Racial and ethnic discrimination in mortgage lending may be misrepresented by flawed denial metrics that suggest a larger gap between white and black and Hispanic denial rates than what actually exists, according to the Urban Institute.
Traditional mortgage denial metrics, based on analyses of Home Mortgage Disclosure Act data, may not accurately depict denial rates because they fail to account for consumer creditworthiness. Because the metrics cannot maintain that equally qualified borrowers of varying backgrounds are being treated differently, they can’t be trusted as evidence of discrimination, Urban Institute researchers Laurie Goodman and Bing Bai wrote in a recent report.
The observed denial rate, which is the traditional method used for measuring mortgage denial rates, divides the number of denied applicants by the total number of mortgage applications. According to this method, the mortgage denial rate for black families is double that of whites.
Using its own method, called the “real denial rate,” the Urban Institute determined that the difference in denial rates between the two races was not as “alarmingly high” as the observed denial rate metric portrayed it to be.
“Proving the presence or absence of discrimination is difficult, but using the observed denial rate as a measure of discrimination is misleading. The real denial rate, though it has limitations of its own, paints a clearer picture and highlights the need for greater exploration of the large differences in credit profiles among different racial and ethnic groups,” said an Urban Institute report.
The organization’s method separates owner-occupied purchase borrowers into two groups — higher credit profile applicants (strong candidates with virtually no chance of denial) and lower credit profile applicants (weaker candidates with some chance of denial) — and then compares the number of denials to the number of lower credit profile applicants, according to the organization.
Putting the methods to the test, observed denial rates for black households are 2 times that of whites, 1.4 times that of Hispanics and 1.2 times that of Asians, while real denial rates suggest the denial rate for blacks is only 1.2 times that of whites, and 1.1 and 1.4 times that of Hispanics and Asians, respectively.
While differences still exist between races, the gaps are considerably smaller, which can help policymakers more better confront issues in the industry.
“Mortgage discrimination shown by the real denial rate arms policymakers with a more accurate and powerful tool to understand and address current problems in the housing market,” according to the Urban Institute.
The black homeownership rate has dropped more than any other group since 2001, falling 5% compared to 1% for whites.
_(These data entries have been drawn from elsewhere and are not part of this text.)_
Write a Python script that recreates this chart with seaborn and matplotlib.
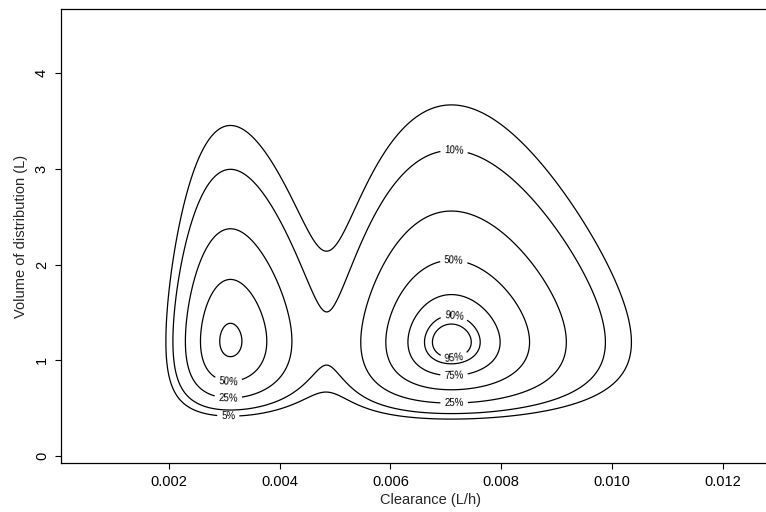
import numpy as np
import matplotlib
matplotlib.use("Agg")
import matplotlib.pyplot as plt
import seaborn as sns

# contour levels, as percent of the highest density
level_pct = [5, 10, 25, 50, 75, 90, 95]
level_text = ["5%", "10%", "25%", "50%", "75%", "90%", "95%"]

# two log-normal modes (left, right)
mode_weight = [0.79, 1.0]
mode_cl = [0.00311, 0.00710]      # clearance at the mode (L/h)
mode_cl_logsd = [0.20, 0.154]
mode_v = [1.20, 1.19]             # volume at the mode (L)
mode_v_logsd = [0.45, 0.46]

x_ticks = [0.002, 0.004, 0.006, 0.008, 0.010, 0.012]
x_tick_text = ["0.002", "0.004", "0.006", "0.008", "0.010", "0.012"]
y_ticks = [0, 1, 2, 3, 4]

# where each contour label sits (nearest contour is labelled)
label_spots = [
    (0.00307, 0.773), (0.00307, 0.596), (0.00307, 0.408),
    (0.00715, 3.21), (0.00715, 2.10), (0.00715, 1.47),
    (0.00715, 1.02), (0.00715, 0.79), (0.00715, 0.52),
]


def density_grid():
    cl = np.linspace(0.00005, 0.0134, 600)
    v = np.linspace(0.02, 4.7, 600)
    CL, V = np.meshgrid(cl, v)
    z = np.zeros_like(CL)
    for w, c, cs, vm, vs in zip(mode_weight, mode_cl, mode_cl_logsd, mode_v, mode_v_logsd):
        z += w * np.exp(-0.5 * ((np.log(CL) - np.log(c)) / cs) ** 2
                        - 0.5 * ((np.log(V) - np.log(vm)) / vs) ** 2)
    return CL, V, z / z.max()


def main():
    sns.set_style("ticks")
    plt.rcParams["font.family"] = ["Liberation Sans", "DejaVu Sans"]

    fig = plt.figure(figsize=(7.66, 5.12), dpi=100)
    # right edge of the box falls outside the picture, as in the original
    ax = fig.add_axes([60.7 / 766, 49 / 512, (800 - 60.7) / 766, (463 - 9.3) / 512])

    CL, V, Z = density_grid()
    levels = [p / 100 for p in level_pct]
    cs = ax.contour(CL, V, Z, levels=levels, colors="black", linewidths=0.9)
    ax.clabel(cs, levels, fmt=dict(zip(levels, level_text)), manual=label_spots,
              inline=True, inline_spacing=4, fontsize=7)

    ax.set_xlim(0.0000444, 0.013395)
    ax.set_ylim(-0.073, 4.668)
    ax.set_xticks(x_ticks)
    ax.set_xticklabels(x_tick_text)
    ax.set_yticks(y_ticks)
    for lab in ax.get_yticklabels():
        lab.set_rotation(90)
        lab.set_va("center")

    ax.tick_params(direction="out", length=4, width=0.8, color="black",
                   labelsize=10.5, labelcolor="black", pad=4.5)
    for sp in ax.spines.values():
        sp.set_color("black")
        sp.set_linewidth(0.9)

    ax.set_xlabel("Clearance (L/h)", fontsize=10.5, labelpad=3)
    ax.set_ylabel("Volume of distribution (L)", fontsize=10.5, labelpad=5)

    fig.savefig("out.png", dpi=100)
    plt.close(fig)


if __name__ == "__main__":
    main()
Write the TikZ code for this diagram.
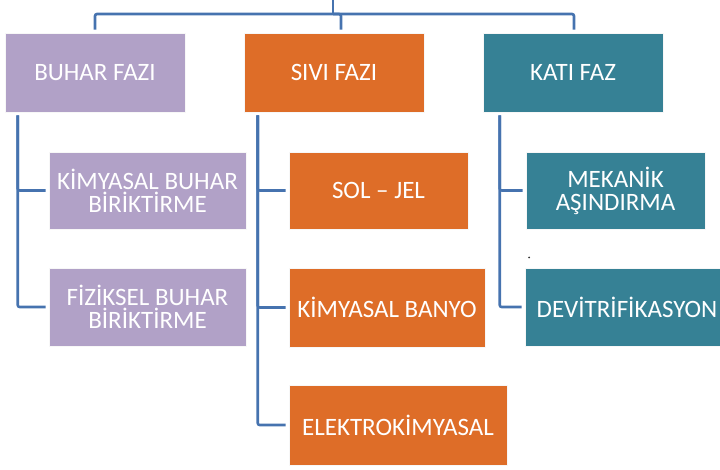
\documentclass[tikz,border=0pt]{standalone}
\usepackage{fontspec}
\setmainfont{Carlito}
\definecolor{vapour}{RGB}{177,161,199}
\definecolor{liquid}{RGB}{222,109,40}
\definecolor{solid}{RGB}{54,129,149}
\definecolor{linkblue}{RGB}{70,115,175}
\tikzset{
  box/.style={rectangle, draw=white!70!black!10, line width=0.6pt, text=white,
    align=center, inner sep=0pt, font=\fontsize{25}{23}\selectfont},
  vapourbox/.style={box, fill=vapour},
  liquidbox/.style={box, fill=liquid},
  solidbox/.style={box, fill=solid},
  conn/.style={draw=linkblue, line width=2.6pt, rounded corners=2pt}
}
\begin{document}
\begin{tikzpicture}[x=1pt, y=-1pt]
\useasboundingbox (0,0) rectangle (720,470);

% main categories
\node[vapourbox, minimum width=180pt, minimum height=79pt] (buhar) at (95,72.5) {BUHAR FAZI};
\node[liquidbox, minimum width=180pt, minimum height=79pt] (sivi) at (334,72.5) {SIVI FAZI};
\node[solidbox, minimum width=180pt, minimum height=79pt] (kati) at (573,72.5) {KATI FAZ};

% vapour phase methods
\node[vapourbox, minimum width=197pt, minimum height=77pt] (kbb) at (147.5,190.5) {KİMYASAL BUHAR\\BİRİKTİRME};
\node[vapourbox, minimum width=197pt, minimum height=78pt] (fbb) at (147.5,307) {FİZİKSEL BUHAR\\BİRİKTİRME};

% liquid phase methods
\node[liquidbox, minimum width=179pt, minimum height=77pt] (soljel) at (378.5,190.5) {SOL – JEL};
\node[liquidbox, minimum width=196pt, minimum height=79pt] (banyo) at (387,307.5) {KİMYASAL BANYO};
\node[liquidbox, minimum width=218pt, minimum height=80pt] (elektro) at (398,425) {ELEKTROKİMYASAL};

% solid phase methods
\node[solidbox, minimum width=179pt, minimum height=77pt] (mekanik) at (615.5,190.5) {MEKANİK\\AŞINDIRMA};
\node[solidbox, minimum width=204pt, minimum height=78pt] (devit) at (627,307) {DEVİTRİFİKASYON};

% stray dot
\fill[black!80] (529,257.5) circle (1pt);

% top bus
\coordinate (root) at (333,0);
\coordinate (bus) at (333,14);
\draw[conn] (root) -- (bus);
\draw[conn] ([yshift=3pt]buhar.north) |- (bus) -| ([xshift=7pt,yshift=3pt]sivi.north);
\draw[conn] (bus) -| ([xshift=1pt,yshift=3pt]kati.north);

% branches
\draw[conn] ([xshift=13pt,yshift=-3pt]buhar.south west) |- ([xshift=-3pt]kbb.west);
\draw[conn] ([xshift=13pt,yshift=-3pt]buhar.south west) |- ([xshift=-3pt]fbb.west);

\draw[conn] ([xshift=14pt,yshift=-3pt]sivi.south west) |- ([xshift=-3pt]soljel.west);
\draw[conn] ([xshift=14pt,yshift=-3pt]sivi.south west) |- ([xshift=-3pt]banyo.west);
\draw[conn] ([xshift=14pt,yshift=-3pt]sivi.south west) |- ([xshift=-3pt]elektro.west);

\draw[conn] ([xshift=17pt,yshift=-3pt]kati.south west) |- ([xshift=-3pt]mekanik.west);
\draw[conn] ([xshift=17pt,yshift=-3pt]kati.south west) |- ([xshift=-3pt]devit.west);
\end{tikzpicture}
\end{document}
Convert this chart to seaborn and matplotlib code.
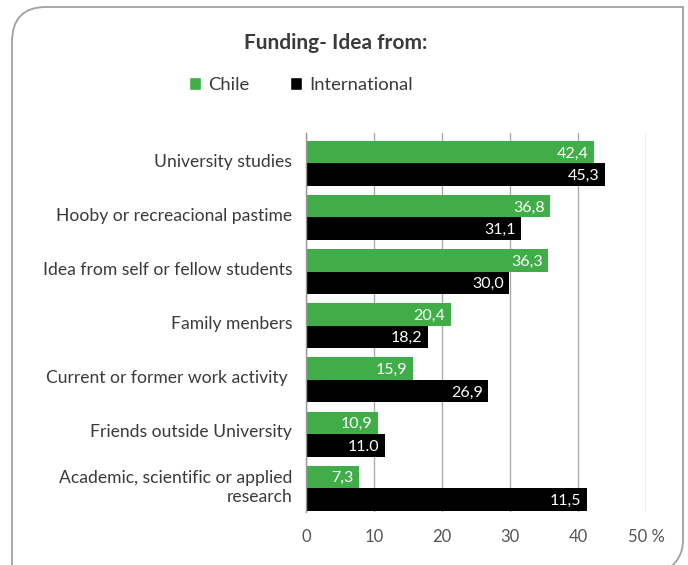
import pandas as pd
import matplotlib.pyplot as plt
import seaborn as sns
from matplotlib.path import Path
from matplotlib.patches import PathPatch

CHILE_GREEN = "#41AD49"
TEXT_GREY = "#3a3a3a"

categories = ["University studies", "Hooby or recreacional pastime",
              "Idea from self or fellow students", "Family menbers",
              "Current or former work activity ", "Friends outside University",
              "Academic, scientific or applied\nresearch"]
# bar lengths as drawn in the picture
chile_vals = [42.4, 35.9, 35.6, 21.3, 15.7, 10.6, 7.8]
intl_vals = [44.0, 31.6, 29.9, 17.9, 26.8, 11.6, 41.3]
# printed labels
chile_labels = ["42,4", "36,8", "36,3", "20,4", "15,9", "10,9", "7,3"]
intl_labels = ["45,3", "31,1", "30,0", "18,2", "26,9", "11.0", "11,5"]
xticks = [0, 10, 20, 30, 40, 50]
xtick_labels = ["0", "10", "20", "30", "40", "50 %"]

sns.set_theme(style="white")
plt.rcParams['font.family'] = ['Lato', 'DejaVu Sans']

df = pd.DataFrame({
    "category": categories * 2,
    "value": chile_vals + intl_vals,
    "origin": ["Chile"] * 7 + ["International"] * 7,
})

fig = plt.figure(figsize=(6.88, 5.65), dpi=100)
ax = fig.add_axes([306 / 688, 1 - 512 / 565, 340 / 688, 379 / 565])

sns.barplot(data=df, x="value", y="category", hue="origin", orient="h",
            palette={"Chile": CHILE_GREEN, "International": "black"},
            width=0.83, saturation=1, ax=ax, legend=True)

# bars sit slightly low in each band
for cont, labels in zip(ax.containers, [chile_labels, intl_labels]):
    for p, lab in zip(cont, labels):
        p.set_y(p.get_y() + 0.06)
        p.set_linewidth(0)
        ax.annotate(lab, (p.get_width(), p.get_y() + p.get_height() / 2),
                    xytext=(-4, -1), textcoords="offset points",
                    ha="right", va="center", color="white", fontsize=11.5)

ax.set_xlim(0, 50)
ax.set_ylim(6.5, -0.5)
ax.set_xticks(xticks)
ax.set_xticklabels(xtick_labels, fontsize=12, color="#555555")
ax.tick_params(axis="x", length=0, pad=12)
ax.set_yticks(range(7))
ax.set_yticklabels(categories, fontsize=12.6, color=TEXT_GREY, ha="right",
                   multialignment="right")
ax.tick_params(axis="y", which="major", length=0, pad=10)
ax.set_yticks([i - 0.5 for i in range(8)], minor=True)
ax.tick_params(axis="y", which="minor", length=5, color="#999999", width=1)
ax.xaxis.grid(True, color="#aaaaaa", linewidth=1)
ax.set_axisbelow(True)
ax.set_xlabel("")
ax.set_ylabel("")
for s in ["top", "right", "bottom"]:
    ax.spines[s].set_visible(False)
ax.spines["left"].set_color("#999999")
ax.spines["left"].set_linewidth(1)

handles, labs = ax.get_legend_handles_labels()
ax.legend(handles, labs, loc="center", bbox_to_anchor=(301 / 688, 1 - 85 / 565),
          bbox_transform=fig.transFigure, ncol=2, frameon=False,
          handlelength=0.65, handleheight=0.65, handletextpad=0.4,
          columnspacing=2.2, fontsize=13.3, labelcolor=TEXT_GREY)

fig.text(336 / 688, 1 - 43 / 565, "Funding- Idea from:", ha="center", va="center",
         fontsize=15, fontweight="bold", color=TEXT_GREY)

# rounded frame around the chart
def fxy(x, y):
    return (x / 688, 1 - y / 565)

verts = [fxy(12, 570), fxy(12, 42), fxy(12, 7), fxy(46, 7), fxy(683, 7),
         fxy(683, 540), fxy(683, 560), fxy(666, 570)]
codes = [Path.MOVETO, Path.LINETO, Path.CURVE3, Path.CURVE3, Path.LINETO,
         Path.LINETO, Path.CURVE3, Path.CURVE3]
fig.add_artist(PathPatch(Path(verts, codes), transform=fig.transFigure,
                         fill=False, edgecolor="#a0a0a0", linewidth=1.3))

plt.savefig("out.png", dpi=100)
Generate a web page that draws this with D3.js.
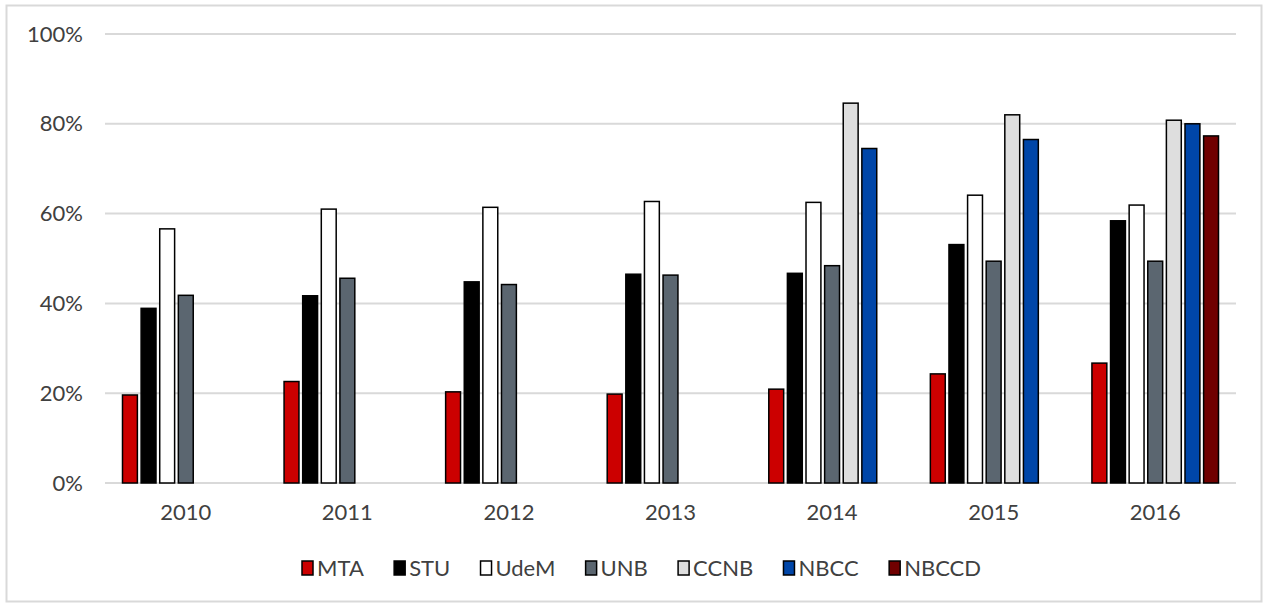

The homeownership rate has since grown for Hispanics.
The Urban Institute’s analysis illustrates “how the generally lower credit scores among blacks and Hispanics borrowers is a significant factor in their higher denial rates. Policy solutions need to focus on this disparity,” according to the organization.
While the Urban Institute’s method helps account for applicant creditworthiness, it still requires the simplification of complex data and trends; it analyzes credit scores, loan-to-value ratios, debt-to-income ratios and product and documentation types, but does not consider income or income variability because the organization only has access to DTI, according to the Urban Institute.
Likewise, while the analysis offers a more thorough examination of HMDA data, there’s no way for the loan data to shed light on the broader socioeconomic factors that contribute to credit profile differences between racial groups.